Whenever people ask me what concerns me most about the Eagles, I have a quick response. The coaches. Nick Sirianni and Brian Johnson, especially. I keep wondering if they have a real grasp of basic football strategy.
The latest example is the most outrageous. Football 101 — not to mention analytics — says that with a lead at the two-minute warning, facing an opponent with no timeouts and a weak offense, the very last thing you should do it throw a dangerous pass down the field to a receiver (Dallas Goedert) who is double-covered.
With good reason, Jalen Hurts is taking the brunt of the criticism after that horrific 20-14 loss to the Jets. He had one of the worst games of his NFL career even before the fatal interception late in the fourth quarter. And that’s precisely why I blame the coaches first. Because they knew he was not playing well, and still they called a play riddled with risk.
Why not run the ball — or throw a high-percentage screen — and then, if necessary, punt the ball deep into Jets territory with a minute or so left on the clock? Why not rely on the defense, the unit that was performing best that day, by far? Why not apply simple logic to a basic moment of football strategy?

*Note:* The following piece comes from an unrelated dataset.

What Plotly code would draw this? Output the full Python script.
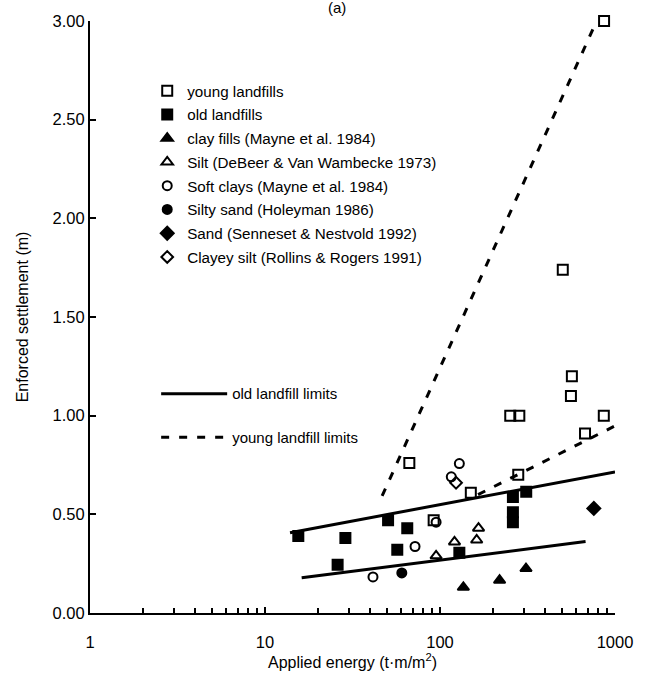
import plotly.graph_objects as go

# ---- data (applied energy t·m/m2, enforced settlement m) ----
young_E = [866, 503, 567, 560, 252, 284, 863, 674, 280, 66.8, 150, 92]
young_S = [3.00, 1.74, 1.20, 1.10, 1.00, 1.00, 1.00, 0.91, 0.70, 0.76, 0.61, 0.47]

old_E = [15.5, 28.8, 50.5, 65, 57, 26, 129, 261, 311, 261, 261]
old_S = [0.39, 0.38, 0.47, 0.43, 0.32, 0.245, 0.305, 0.588, 0.615, 0.51, 0.46]

clayfill_E = [136, 219, 310]
clayfill_S = [0.13, 0.166, 0.225]

silt_E = [95, 121, 162, 166]
silt_S = [0.29, 0.36, 0.37, 0.43]

softclay_E = [41.4, 72, 95, 116, 129]
softclay_S = [0.183, 0.337, 0.46, 0.69, 0.757]

siltysand_E = [60.5]
siltysand_S = [0.203]

sand_E = [757]
sand_S = [0.53]

clayeysilt_E = [123.5]
clayeysilt_S = [0.66]

old_upper_E = [13.9, 1000]
old_upper_S = [0.407, 0.715]
old_lower_E = [16.2, 679]
old_lower_S = [0.179, 0.362]
young_upper_E = [46.7, 785]
young_upper_S = [0.593, 3.0]
young_lower_E = [165, 1000]
young_lower_S = [0.60, 0.948]

x_tickvals = [1, 10, 100, 1000]
x_ticktext = ["1", "10", "100", "1000"]
y_tickvals = [0, 0.5, 1.0, 1.5, 2.0, 2.5, 3.0]

FONT = "Liberation Sans, Arial, sans-serif"

fig = go.Figure()

# limit lines (second legend)
fig.add_trace(go.Scatter(x=old_upper_E, y=old_upper_S, mode="lines",
                         line=dict(color="black", width=3),
                         name="old landfill limits", legend="legend2",
                         legendgroup="ol"))
fig.add_trace(go.Scatter(x=old_lower_E, y=old_lower_S, mode="lines",
                         line=dict(color="black", width=3),
                         name="old landfill limits", legend="legend2",
                         legendgroup="ol", showlegend=False))
fig.add_trace(go.Scatter(x=young_upper_E, y=young_upper_S, mode="lines",
                         line=dict(color="black", width=3, dash="8px,10px"),
                         name="young landfill limits", legend="legend2",
                         legendgroup="yl"))
fig.add_trace(go.Scatter(x=young_lower_E, y=young_lower_S, mode="lines",
                         line=dict(color="black", width=3, dash="8px,10px"),
                         name="young landfill limits", legend="legend2",
                         legendgroup="yl", showlegend=False))

series = [
    ("young landfills", young_E, young_S, "square-open", 10),
    ("old landfills", old_E, old_S, "square", 10),
    ("clay fills (Mayne et al. 1984)", clayfill_E, clayfill_S, "triangle-up", 10),
    ("Silt (DeBeer & Van Wambecke 1973)", silt_E, silt_S, "triangle-up-open", 10),
    ("Soft clays (Mayne et al. 1984)", softclay_E, softclay_S, "circle-open", 9),
    ("Silty sand (Holeyman 1986)", siltysand_E, siltysand_S, "circle", 9),
    ("Sand (Senneset & Nestvold 1992)", sand_E, sand_S, "diamond", 10),
    ("Clayey silt (Rollins & Rogers 1991)", clayeysilt_E, clayeysilt_S, "diamond-open", 9),
]
for i, (name, xs, ys, sym, sz) in enumerate(series):
    fig.add_trace(go.Scatter(
        x=xs, y=ys, mode="markers", name=name, legendgroup="g%d" % i,
        cliponaxis=False,
        marker=dict(symbol=sym, size=sz, color="black",
                    line=dict(color="black", width=2)),
    ))

fig.update_layout(
    width=645, height=679,
    margin=dict(l=90, r=22, t=16, b=66),
    paper_bgcolor="white", plot_bgcolor="white",
    font=dict(family=FONT, color="black", size=15),
    legend=dict(x=0.109, y=0.91, xanchor="left", yanchor="top",
                bgcolor="rgba(0,0,0,0)", font=dict(size=15.2, family=FONT),
                tracegroupgap=1, itemsizing="trace"),
    legend2=dict(x=0.126, y=0.398, xanchor="left", yanchor="top",
                 bgcolor="rgba(0,0,0,0)", font=dict(size=15, family=FONT),
                 tracegroupgap=21, itemwidth=66),
    xaxis=dict(type="log", range=[0, 3], showline=True, linecolor="black",
               linewidth=2, showgrid=False, zeroline=False,
               tickvals=x_tickvals, ticktext=x_ticktext, ticks="inside",
               ticklen=6, tickwidth=1.5, tickcolor="black",
               ticklabelstandoff=13,
               minor=dict(ticks="inside", ticklen=5, dtick="D1",
                          tickcolor="black", tickwidth=1.5, showgrid=False),
               tickfont=dict(size=16.5, family=FONT),
               title=dict(text="Applied energy (t·m/m<sup>2</sup>)",
                          font=dict(size=16, family=FONT), standoff=4)),
    yaxis=dict(range=[0, 3], showline=True, linecolor="black", linewidth=2,
               showgrid=False, zeroline=False, tickvals=y_tickvals,
               tickformat=".2f", ticks="inside", ticklen=6, tickwidth=1.5,
               tickcolor="black", tickfont=dict(size=16.5, family=FONT),
               title=dict(text="Enforced settlement (m)",
                          font=dict(size=16, family=FONT), standoff=20)),
    annotations=[dict(text="(a)", xref="paper", yref="paper", x=0.47, y=1.0,
                      yanchor="bottom", showarrow=False, yshift=3,
                      font=dict(size=15, family=FONT))],
)

fig.write_html("out.html")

Sirianni has a lot of good qualities, and a great record so far to match them. But he still struggles mightily in key moments.
Two weeks ago, He and Johnson (the offensive coordinator and play-caller) threw a deep ball to A.J. Brown that gave the Commanders a final possession rather than just running the clock and kicking the clinching field goal. Afterwards, Sirianni insisted he would do the same thing if the situation came up again.

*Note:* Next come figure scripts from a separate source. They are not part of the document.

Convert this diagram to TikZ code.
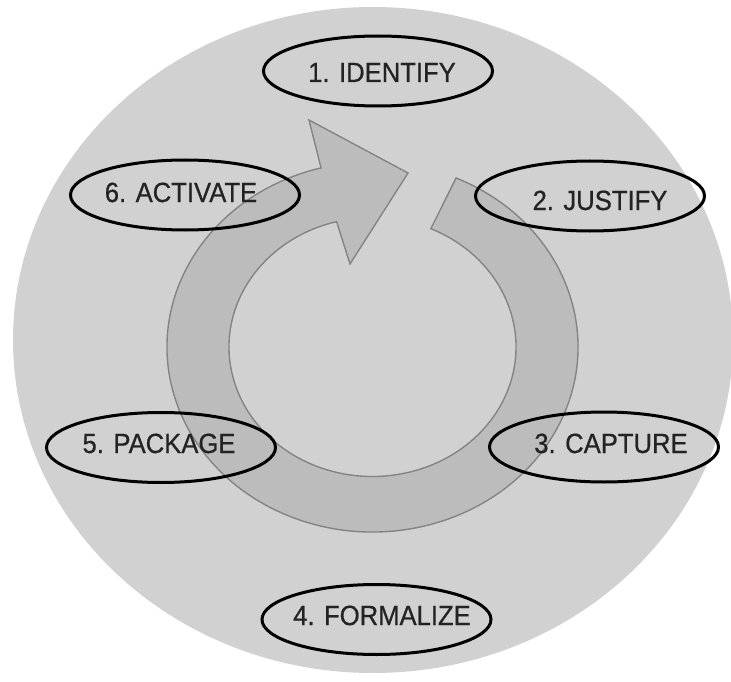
\documentclass[tikz,border=0pt]{standalone}
\usepackage{fontspec}
\setmainfont{Liberation Sans}
\usetikzlibrary{shapes.geometric,calc}
\definecolor{discgray}{RGB}{209,209,209}
\definecolor{ringgray}{RGB}{188,188,188}
\definecolor{ringedge}{RGB}{132,132,132}
\definecolor{labeltext}{RGB}{35,35,35}
\tikzset{
  stage/.style={ellipse, draw=black, line width=3pt, minimum width=229pt, minimum height=70pt, inner sep=0pt},
  stagetext/.style={anchor=base, text=labeltext, inner sep=0pt,
    font=\fontsize{26.7}{30}\selectfont\addfontfeature{FakeBold=0.7}, xscale=0.96, yscale=1.04},
  cyclearrow/.style={fill=ringgray, draw=ringedge, line width=1.4pt, line join=miter}
}
\begin{document}
\begin{tikzpicture}[x=1pt, y=-1pt]
  \useasboundingbox (0,0) rectangle (731,682);
  \fill[white] (0,0) rectangle (731,682);

  % background disc
  \fill[discgray] (373,340) ellipse [x radius=360, y radius=333];

  % circular process arrow (tail at upper right, head at upper left)
  \coordinate (ringc) at (372.5,347);
  \coordinate (headout) at (309,120);
  \coordinate (headtip) at (408,173);
  \coordinate (headin) at (350,264);
  \draw[cyclearrow]
    ($(ringc)+(-66:205.5 and 185)$)
    arc [start angle=-66, end angle=255.5, x radius=205.5, y radius=185]
    -- (headout) -- (headtip) -- (headin)
    -- ($(ringc)+(255.5:143.5 and 129.5)$)
    arc [start angle=255.5, end angle=-66, x radius=143.5, y radius=129.5]
    -- cycle;

  % stage outlines
  \node[stage] (identify)  at (378,71)    {};
  \node[stage] (justify)   at (590,196)   {};
  \node[stage] (capture)   at (604,447)   {};
  \node[stage] (formalize) at (376.5,619.5) {};
  \node[stage] (package)   at (161,447.5) {};
  \node[stage] (activate)  at (185,195)   {};

  % stage labels
  \node[stagetext] (identifyt)  at (382,82)  {1. IDENTIFY};
  \node[stagetext] (justifyt)   at (600,210) {2. JUSTIFY};
  \node[stagetext] (capturet)   at (611,453) {3. CAPTURE};
  \node[stagetext] (formalizet) at (382,625) {4. FORMALIZE};
  \node[stagetext] (packaget)   at (159,453) {5. PACKAGE};
  \node[stagetext] (activatet)  at (181,202) {6. ACTIVATE};
\end{tikzpicture}
\end{document}
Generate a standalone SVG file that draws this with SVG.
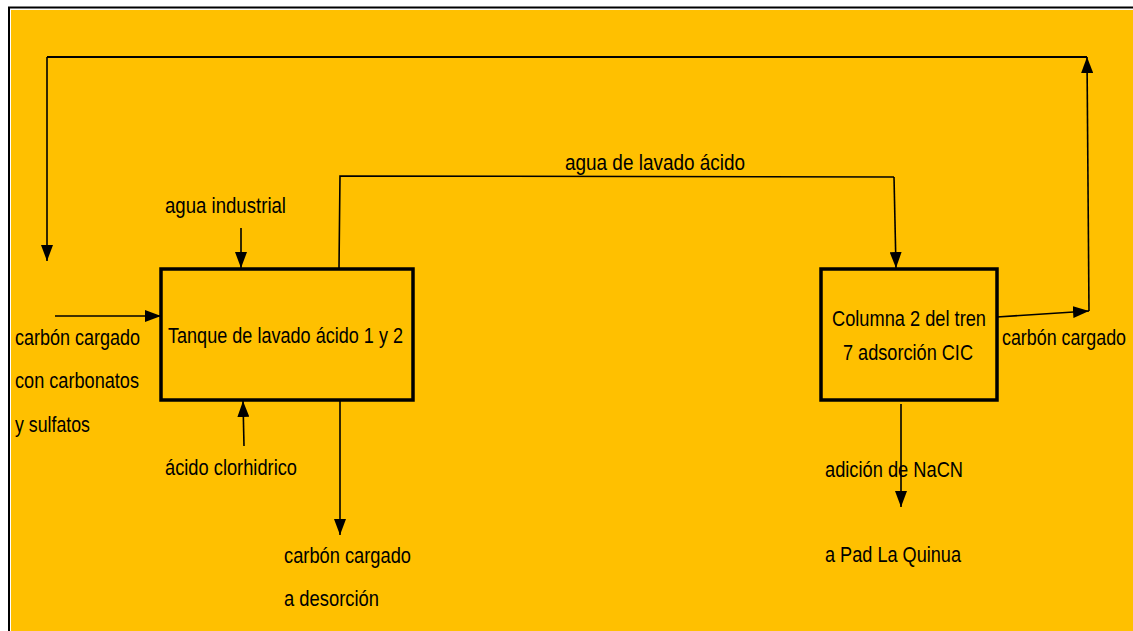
<svg xmlns="http://www.w3.org/2000/svg" width="1133" height="631" viewBox="0 0 1133 631">
  <defs>
    <marker id="arrow" markerUnits="userSpaceOnUse" markerWidth="16" markerHeight="12" refX="16" refY="6" orient="auto">
      <path d="M0,0 L16,6 L0,12 z" fill="#000"/>
    </marker>
    <style>
      .frame { fill: none; stroke: #000; stroke-width: 2; }
      .bg { fill: #FFC000; }
      .box { fill: none; stroke: #000; stroke-width: 3.5; }
      .flow { fill: none; stroke: #000; stroke-width: 1.6; }
      .flow-arrow { fill: none; stroke: #000; stroke-width: 1.6; marker-end: url(#arrow); }
      text { font-family: "Liberation Sans", Arial, sans-serif; font-size: 21.5px; fill: #000; }
      .edge { font-size: 18px; }
    </style>
  </defs>

  <!-- page frame and background -->
  <rect x="0" y="0" width="1133" height="631" fill="#fff"/>
  <rect class="frame" x="9" y="7.5" width="1200" height="700"/>
  <rect class="bg" x="11" y="10" width="1200" height="700"/>

  <!-- connectors -->
  <g id="connectors">
    <!-- recycle loop: column output back to tank feed -->
    <path class="flow-arrow" d="M997,317 L1089,311"/>
    <path class="flow-arrow" d="M1089,311 L1087,57"/>
    <path class="flow" d="M1087,57 L47,57" style="stroke-width:2"/>
    <path class="flow-arrow" d="M47,57 L47,261"/>
    <!-- loaded carbon feed into tank -->
    <path class="flow-arrow" d="M55,316 L161,316"/>
    <!-- industrial water -->
    <path class="flow-arrow" d="M241,228 L241,268"/>
    <!-- hydrochloric acid -->
    <path class="flow-arrow" d="M244,446 L243,401"/>
    <!-- tank output to desorption -->
    <path class="flow-arrow" d="M340,401 L340,535"/>
    <!-- acid wash water to column -->
    <path class="flow" d="M339,268 L340,176 L894,177"/>
    <path class="flow-arrow" d="M894,177 L896,268"/>
    <!-- column output -->
    <path class="flow-arrow" d="M901,404 L901,507"/>
  </g>

  <!-- tank node -->
  <g id="tanque">
    <rect class="box" x="161" y="269" width="252" height="131"/>
    <text x="168" y="343" textLength="235" lengthAdjust="spacingAndGlyphs">Tanque de lavado ácido 1 y 2</text>
  </g>

  <!-- column node -->
  <g id="columna">
    <rect class="box" x="821" y="269" width="176" height="131"/>
    <text x="832" y="326" textLength="154" lengthAdjust="spacingAndGlyphs">Columna 2 del tren</text>
    <text x="843" y="360" textLength="130" lengthAdjust="spacingAndGlyphs">7 adsorción CIC</text>
  </g>

  <!-- stream labels -->
  <g id="label-agua-industrial">
    <text x="165" y="213" textLength="121" lengthAdjust="spacingAndGlyphs">agua industrial</text>
  </g>
  <g id="label-agua-lavado">
    <text x="565" y="170" textLength="180" lengthAdjust="spacingAndGlyphs">agua de lavado ácido</text>
  </g>
  <g id="label-alimentacion">
    <text x="15" y="345" textLength="125" lengthAdjust="spacingAndGlyphs">carbón cargado</text>
    <text x="15" y="388" textLength="124" lengthAdjust="spacingAndGlyphs">con carbonatos</text>
    <text x="15" y="432" textLength="75" lengthAdjust="spacingAndGlyphs">y sulfatos</text>
  </g>
  <g id="label-acido">
    <text x="165" y="475" textLength="132" lengthAdjust="spacingAndGlyphs">ácido clorhidrico</text>
  </g>
  <g id="label-desorcion">
    <text x="284" y="563" textLength="127" lengthAdjust="spacingAndGlyphs">carbón cargado</text>
    <text x="284" y="606" textLength="95" lengthAdjust="spacingAndGlyphs">a desorción</text>
  </g>
  <g id="label-carbon-salida">
    <!-- slightly smaller font stretched vertically so the label stays inside the page edge -->
    <text class="edge" x="1002" y="345" textLength="124" lengthAdjust="spacingAndGlyphs" transform="translate(0,345) scale(1,1.18) translate(0,-345)">carbón cargado</text>
  </g>
  <g id="label-nacn">
    <text x="825" y="477" textLength="138" lengthAdjust="spacingAndGlyphs">adición de NaCN</text>
  </g>
  <g id="label-pad">
    <text x="825" y="562" textLength="136" lengthAdjust="spacingAndGlyphs">a Pad La Quinua</text>
  </g>
</svg>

In order words, the young coach doubled down on stupid.
Fortunately, the Eagles beat Washington in overtime that day, but it set off an alarm in my head, if not in yours. If the Eagles are committed as much to analytics as it appears — after all, the owner’s son, Julian Lurie, is in charge of the team’s statistical analysis — then they must realize the right thing to do, by all measure, was to bleed the clock against Washington, and then again versus New York. No?

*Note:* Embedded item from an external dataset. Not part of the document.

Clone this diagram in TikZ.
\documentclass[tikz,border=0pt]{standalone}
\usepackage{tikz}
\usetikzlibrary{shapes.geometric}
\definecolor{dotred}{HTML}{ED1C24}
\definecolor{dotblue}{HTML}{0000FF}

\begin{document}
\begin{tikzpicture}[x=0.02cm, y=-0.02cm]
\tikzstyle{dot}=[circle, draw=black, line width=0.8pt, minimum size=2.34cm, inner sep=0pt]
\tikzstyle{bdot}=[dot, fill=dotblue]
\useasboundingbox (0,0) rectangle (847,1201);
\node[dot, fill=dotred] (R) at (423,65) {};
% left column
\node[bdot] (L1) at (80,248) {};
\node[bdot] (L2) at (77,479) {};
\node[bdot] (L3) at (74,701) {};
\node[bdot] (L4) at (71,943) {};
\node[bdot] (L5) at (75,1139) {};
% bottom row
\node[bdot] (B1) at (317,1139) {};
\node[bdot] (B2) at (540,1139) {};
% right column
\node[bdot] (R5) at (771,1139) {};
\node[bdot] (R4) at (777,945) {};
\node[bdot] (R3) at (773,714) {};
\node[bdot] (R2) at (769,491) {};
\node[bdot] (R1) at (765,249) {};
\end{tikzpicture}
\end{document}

But Sirianni is too busy chirping like a parrot about “dog mentality” and providing verbal cover for an offense that found no rhythm against a team begging to be beaten.
It is hardly a secret that the drop-off from right tackle Lane Johnson to his replacement, Jack Driscoll, is humongous, but that alarming fact against the Jets did nothing to discourage a pass-happy game plan that invited disaster. Stupid. With a capital S.
When I was watching the game — three hours of pure agony — I kept saying, “The Eagles don’t deserve to win this game.” In the end, justice was served. They didn’t win because Hurts had a bad game, because the team committed one moronic penalty after another and — above all — because Sirianni and Johnson showed again that they don’t know how to manage a close game.
This is precisely what I would have said if I still did a show on WIP.
The only difference is, I would have been screaming it at the top of my lungs.